Kathleen’s life story is, of course, far richer and more meaningful than the number of days she has been alive.

Born in Feakle, Co. Clare on February 16, 1902, she immigrated to the US and settled in Syracuse, New York in 1921 at the age of 19.

She stayed with an uncle and found work – first at a state school for the developmentally disabled and then at a department store.

Love followed when she met her future husband, Roxie Rollins.

Though they both came from humble backgrounds, together they went on to found the hugely successful Seneca Dairy.

"We were very much in love,” she said. “It was the secret of our success."

Kathleen went leagues ahead of the expected roles for women in her day, taking a key part in the Dairy’s bookkeeping and finances.
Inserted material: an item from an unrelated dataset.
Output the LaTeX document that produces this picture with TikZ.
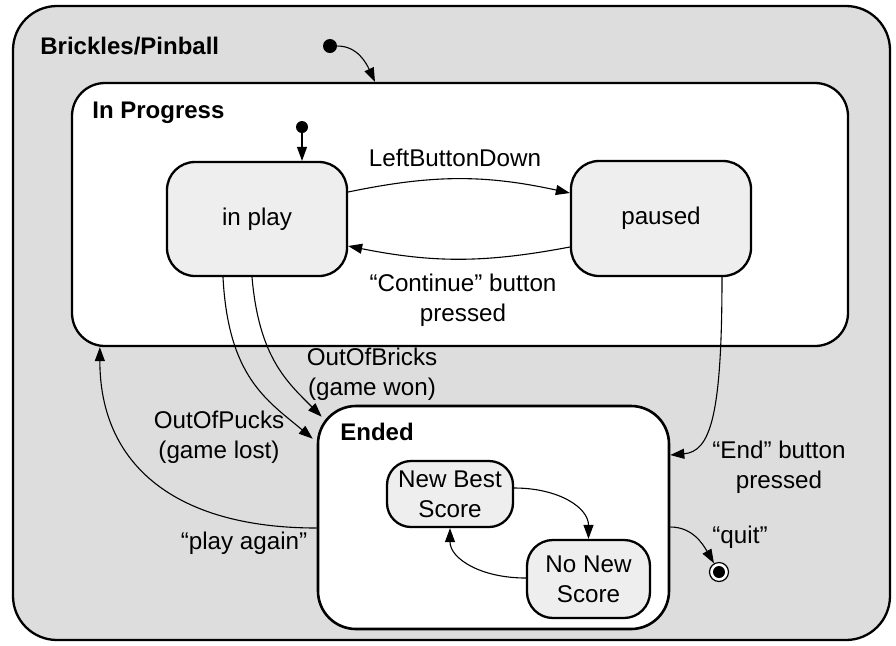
\documentclass[tikz,border=0pt]{standalone}
\usepackage{fontspec}
\setmainfont{Liberation Sans}
\usetikzlibrary{arrows.meta,calc}
\definecolor{bggray}{HTML}{DDDDDD}
\definecolor{stategray}{HTML}{EEEEEE}
\begin{document}
\begin{tikzpicture}[x=0.5pt,y=-0.5pt,
  font=\fontsize{12.1}{15}\selectfont,
  box/.style={draw, line width=1.15pt, inner sep=0pt},
  stbox/.style={box, fill=stategray, rounded corners=14pt, align=center},
  arr/.style={-{Triangle[length=7pt,width=5pt]}, line width=0.55pt},
  lbl/.style={align=center, inner sep=0pt},
  ttl/.style={anchor=base west, inner sep=0pt, font=\fontsize{12}{15}\selectfont\bfseries},
  dot/.style={circle, fill=black, inner sep=0pt}]
\useasboundingbox (0,0) rectangle (896,645);
% containers
\node[box, fill=bggray, rounded corners=22pt, minimum width=438.5pt, minimum height=317pt] (outer) at (451.5,323) {};
\node[box, fill=white, rounded corners=16.5pt, minimum width=388pt, minimum height=131.5pt] (inprog) at (460,214.5) {};
\node[box, fill=white, rounded corners=19pt, line width=1.3pt, minimum width=175.5pt, minimum height=111.5pt] (ended) at (493.5,517.5) {};
% titles
\node[ttl] (tBP) at (40,54.5) {Brickles/Pinball};
\node[ttl] (tIP) at (92,118.5) {In Progress};
\node[ttl] (tEn) at (340,440.5) {Ended};
% states
\node[stbox, minimum width=90pt, minimum height=57pt] (inplay) at (257,219) {in play};
\node[stbox, minimum width=90pt, minimum height=57.5pt] (paused) at (661,218.5) {paused};
\node[stbox, rounded corners=12pt, minimum width=63pt, minimum height=33pt] (newbest) at (450,494) {New Best\\Score};
\node[stbox, rounded corners=13pt, minimum width=61.5pt, minimum height=39pt] (nonew) at (588.5,579) {No New\\Score};
% initial and final pseudo-states
\node[dot, minimum size=7pt] (i1) at (330,46) {};
\node[dot, minimum size=6pt] (i2) at (302,127) {};
\node[circle, draw, line width=0.6pt, fill=white, minimum size=9.5pt, inner sep=0pt] (fin) at (719,572) {};
\node[dot, minimum size=6pt] (fin2) at (fin.center) {};
% transitions
\draw[arr] (i1) to[out=0, in=115] ([xshift=-42.5pt]inprog.north);
\draw[arr] (i2) -- ([xshift=22.5pt]inplay.north);
\draw[arr] ([yshift=13.5pt]inplay.east) to[bend left=12] ([yshift=12.75pt]paused.west);
\draw[arr] ([yshift=-14.25pt]paused.west) to[bend left=11] ([yshift=-13.5pt]inplay.east);
\draw[arr] ([xshift=30.5pt]paused.south) to[out=-90, in=5, out distance=70pt, in distance=20pt] ([yshift=31.25pt]ended.east);
\draw[arr] ([yshift=-4.75pt]ended.east) to[out=0, in=120] (fin);
\draw[arr] ([xshift=-2.5pt]inplay.south) to[out=-85, in=135, out distance=40pt, in distance=25pt] ([xshift=2.5pt,yshift=-6pt]ended.north west);
\draw[arr] ([xshift=-17pt]inplay.south) to[out=-87, in=140, out distance=50pt, in distance=30pt] ([xshift=-2pt,yshift=-17pt]ended.north west);
\draw[arr] ([yshift=-5.25pt]ended.west) to[out=180, in=-90, out distance=70.5pt, in distance=59pt] ([xshift=14.5pt]inprog.south west);
\draw[arr] ([yshift=3pt]newbest.east) to[out=0, in=90, out distance=22.5pt, in distance=15.5pt] (nonew.north);
\draw[arr] ([yshift=0.5pt]nonew.west) to[out=180, in=-90, out distance=23pt, in distance=15pt] (newbest.south);
% labels
\node[lbl] (lLBD) at (455,158) {LeftButtonDown};
\node[lbl] (lCont) at (463,300) {“Continue” button\\pressed};
\node[lbl] (lEnd) at (779,467) {“End” button\\pressed};
\node[lbl] (lBricks) at (372,374) {OutOfBricks\\(game won)};
\node[lbl] (lPucks) at (219,437) {OutOfPucks\\(game lost)};
\node[lbl] (lPlay) at (244,543) {“play again”};
\node[lbl] (lQuit) at (740,537) {“quit”};
\end{tikzpicture}
\end{document}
Roxie died in 1968, at the age of 66. Kathleen married her second husband, Jesse Clark Snavely, Jr. from Lancaster, Pennsylvania , in 1970.

She survives him by a number of years and lived independently at a residential tower in Syracuse until past her 100th birthday.

In December, 2000, she made a gift of $1million to the Syracuse University School of Management, in memory of Roxie.

Kathleen, who relies on a wheelchair but is still sharp as a tack and extremely witty, celebrated her 113th birthday in February   at the Centers at St. Camillus in Geddes, NY, where she resides.

It was an intimate event with close friends and acquaintances who feted Kathleen with a birthday cake, one of her favorite dinners, and her once a year Manhattan.

Last January, at 111 years and 328 days, Kathleen claimed the record for the Republic of Ireland, previously held by Katherine Plunkett (November 22, 1820 - October 1932), an Irish aristocrat born in Co. Louth who became a highly regarded botanical illustrator.

Yesterday she hit  the record for the island of Ireland, held until now by Annie Isabella Scott, born on March 15, 1883.

Scott worked as a school teacher in Belfast, where she met and married her husband.

She was a widow for over half a century and spent the last decades of her life living with her children – first with her daughter in West Halifax, Yorkshire and then near her son in Reay, Scotland, where she passed away on April 21, 1996.

For her 110th birthday in 1993, Scott, then the longest living woman in Scotland, gave an interview extolling "moderation in everything” as the key. “Live well, help others, and have plenty of friends," she counseled.

Kathleen, however, is none too fond of being asked about the key to a long life.

"I get so tired of people asking me about my secret. I've got no secret," she said. "You live and you do it the best you can."

Her words of advice for doing just that? "You can't go through life thinking you're better than the other guy."